2012 – The Best Laid Plans by Terry Fallis

A burnt-out political aide quits just before an election-- but is forced to run a hopeless campaign on the way out. He makes a deal with a crusty old Scot, Angus McLintock-- an engineering professor who will do anything, anything, to avoid teaching English to engineers-- to let his name stand in the election. No need to campaign, certain to lose, and so on. Then a great scandal blows away his opponent, and to their horror, Angus is elected. He decides to see what good an honest M.P. who doesn't care about being re-elected can do in Parliament. The results are hilarious-- and with chess, a hovercraft, and the love of a good woman thrown in, this very funny book has something for everyone.

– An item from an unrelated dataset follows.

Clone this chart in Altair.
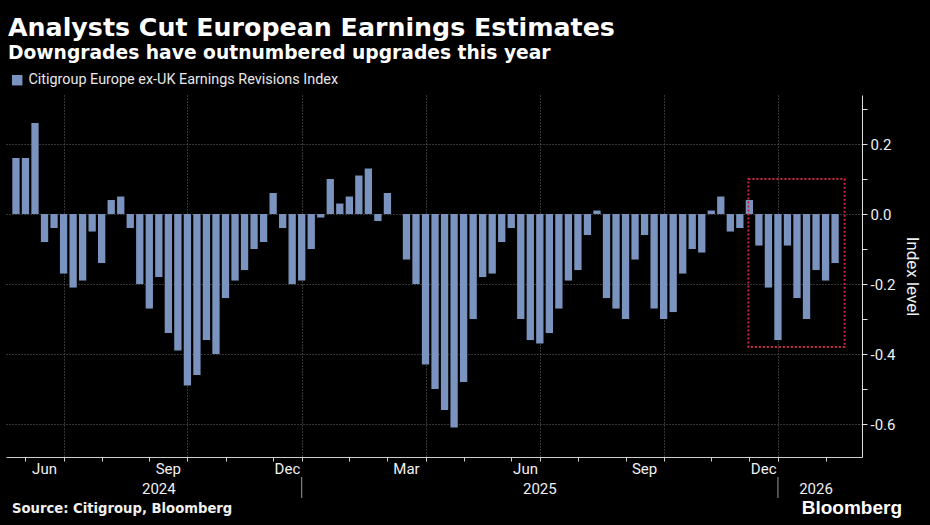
import altair as alt
import pandas as pd

# ---- data ----
values = [0.16, 0.16, 0.26, -0.08, -0.04, -0.17, -0.21, -0.19, -0.05, -0.14,
          0.04, 0.05, -0.04, -0.20, -0.27, -0.18, -0.34, -0.39, -0.49, -0.46,
          -0.36, -0.40, -0.24, -0.19, -0.16, -0.10, -0.08, 0.06, -0.04, -0.20,
          -0.19, -0.10, -0.01, 0.10, 0.03, 0.05, 0.11, 0.13, -0.02, 0.06,
          0.00, -0.13, -0.20, -0.43, -0.50, -0.56, -0.61, -0.48, -0.30, -0.18,
          -0.17, -0.08, -0.04, -0.30, -0.36, -0.37, -0.34, -0.27, -0.19, -0.16,
          -0.06, 0.01, -0.24, -0.27, -0.30, -0.13, -0.06, -0.27, -0.30, -0.28,
          -0.17, -0.10, -0.11, 0.01, 0.05, -0.05, -0.04, 0.04, -0.09, -0.21,
          -0.36, -0.09, -0.24, -0.30, -0.16, -0.19, -0.14]
week_index = list(range(1, len(values) + 1))
series_name = "Citigroup Europe ex-UK Earnings Revisions Index"

# first bar of each month (Jun 2024 ... Feb 2026)
month_start_idx = [2, 6, 10, 15, 19, 23, 28, 31, 36, 40, 44, 48, 53, 56, 60, 65, 69, 74, 78, 81, 86]
quarter_grid_idx = [6, 19, 31, 44, 56, 69, 81]
month_labels = ["Jun", "Sep", "Dec", "Mar", "Jun", "Sep", "Dec"]
month_label_pos = [4, 17, 29.5, 42, 54.5, 67, 79.5]
year_labels = ["2024", "2025", "2026"]
year_label_pos = [16, 56, 85]
year_break_idx = [31, 81]

y_ticks = [-0.6, -0.5, -0.4, -0.3, -0.2, -0.1, 0.0, 0.1, 0.2, 0.3]

box_x = [77.9, 88.0]
box_y = [0.10, -0.38]

# ---- layout ----
W, H = 856, 362
FONT = "Roboto"
BOLD_FONT = "DejaVu Sans"
BAR = "#7b94bf"
TXT = "#f0f0f0"

df = pd.DataFrame({"idx": week_index, "value": values, "series": series_name})
x_scale = alt.Scale(domain=[0.48, 89.3], nice=False, zero=False)
y_scale = alt.Scale(domain=[-0.694, 0.34], nice=False, zero=False)

grid_test_x = "indexof([" + ",".join(str(v) for v in quarter_grid_idx) + "], datum.value) < 0"

bars = alt.Chart(df).mark_bar(width=7.3).encode(
    x=alt.X("idx:Q", scale=x_scale, title=None,
            axis=alt.Axis(values=month_start_idx, labels=False, ticks=True, tickSize=4,
                          tickColor="#cfcfcf", domainColor="#cfcfcf", domainWidth=1,
                          grid=True, gridColor="#6a6a6a", gridDash=[1, 2], gridWidth=1,
                          gridOpacity={"condition": {"test": grid_test_x, "value": 0}, "value": 1})),
    y=alt.Y("value:Q", scale=y_scale, title="Index level",
            axis=alt.Axis(orient="right", values=y_ticks,
                          labelExpr="round(datum.value*10) % 2 == 0 ? replace(format(datum.value, '.1f'), '\u2212', '-') : ''",
                          tickSize=5, tickColor="#e0e0e0", domainColor="#e0e0e0",
                          labelFont=FONT, labelFontSize=15, labelColor=TXT, labelPadding=3,
                          titleFont=FONT, titleFontSize=17, titleFontWeight="normal",
                          titleColor=TXT, titlePadding=8,
                          grid=True, gridColor="#6a6a6a", gridDash=[1, 2], gridWidth=1,
                          gridOpacity={"condition": {"test": "round(datum.value*10) % 2 != 0", "value": 0}, "value": 1})),
    color=alt.Color("series:N", scale=alt.Scale(range=[BAR]),
                    legend=alt.Legend(orient="none", legendX=4, legendY=-22, title=None,
                                      symbolType="square", symbolSize=110, symbolStrokeWidth=0,
                                      labelFont=FONT, labelFontSize=14.4, labelColor="#e8e8e8",
                                      labelLimit=500, symbolOffset=0)),
)

box_df = pd.DataFrame({"x1": [box_x[0]], "x2": [box_x[1]], "y1": [box_y[0]], "y2": [box_y[1]]})
box = alt.Chart(box_df).mark_rect(fill=None, stroke="#d0243c", strokeWidth=2, strokeDash=[2, 2]).encode(
    x=alt.X("x1:Q", scale=x_scale), x2="x2:Q",
    y=alt.Y("y1:Q", scale=y_scale), y2="y2:Q")

mdf = pd.DataFrame({"pos": month_label_pos, "label": month_labels})
months = alt.Chart(mdf).mark_text(font=FONT, fontSize=15, color=TXT, baseline="middle").encode(
    x=alt.X("pos:Q", scale=x_scale), y=alt.value(H + 12), text="label:N")

ydf = pd.DataFrame({"pos": year_label_pos, "label": year_labels})
years = alt.Chart(ydf).mark_text(font=FONT, fontSize=15, color=TXT, baseline="middle").encode(
    x=alt.X("pos:Q", scale=x_scale), y=alt.value(H + 32), text="label:N")

bdf = pd.DataFrame({"pos": year_break_idx})
breaks = alt.Chart(bdf).mark_rule(color="#9a9a9a", strokeWidth=1).encode(
    x=alt.X("pos:Q", scale=x_scale), y=alt.value(H + 20), y2=alt.value(H + 41))

src = alt.Chart(pd.DataFrame({"t": ["Source: Citigroup, Bloomberg"]})).mark_text(
    font=BOLD_FONT, fontSize=13.2, fontWeight="bold", color=TXT, align="left", baseline="middle"
).encode(x=alt.value(6), y=alt.value(H + 52), text="t:N")

logo = alt.Chart(pd.DataFrame({"t": ["Bloomberg"]})).mark_text(
    font="Liberation Sans", fontSize=19, fontWeight="bold", color="#ffffff", align="right", baseline="middle"
).encode(x=alt.value(896), y=alt.value(H + 51), text="t:N")

chart = alt.layer(bars, box, months, years, breaks, src, logo).properties(
    width=W, height=H,
    title=alt.TitleParams(
        text="Analysts Cut European Earnings Estimates",
        subtitle="Downgrades have outnumbered upgrades this year",
        anchor="start", frame="group", offset=10, dx=2,
        font=BOLD_FONT, fontSize=25.3, fontWeight="bold", color="#ffffff",
        subtitleFont=BOLD_FONT, subtitleFontSize=18.7, subtitleFontWeight="bold",
        subtitleColor="#ffffff", subtitlePadding=3),
    autosize=alt.AutoSizeParams(type="none"),
    padding={"left": 6, "top": 95, "right": 68, "bottom": 68},
    background="#000000",
).configure_view(stroke=None)

chart.save("out.html", embed_options={"renderer": "svg", "actions": False})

2011 – Midnight at the Dragon Café by Judy Fong Bates

Set in the 1960s, Judy Fong Bates' much-talked-about debut novel is the story of a young girl, the daughter of a small Ontario town's solitary Chinese family, whose life is changed over the course of one summer when she learns the burden of secrets. Through Su-Jen's eyes, the hard life behind the scenes at the Dragon Café unfolds. As Su-Jen's father works continually for a better future, her mother, a beautiful but embittered woman, settles uneasily into their new life. Su-Jen feels the weight of her mother's unhappiness as Su-Jen's life takes her outside the restaurant and far from the customs of the traditional past. When Su-Jen's half-brother arrives, smouldering under the responsibilities he must bear as the dutiful Chinese son, he forms an alliance with Su-Jen's mother, one that will have devastating consequences. Written in spare, intimate prose, Midnight at the Dragon Café is a vivid portrait of a childhood divided by two cultures and touched by unfulfilled longings and unspoken secrets.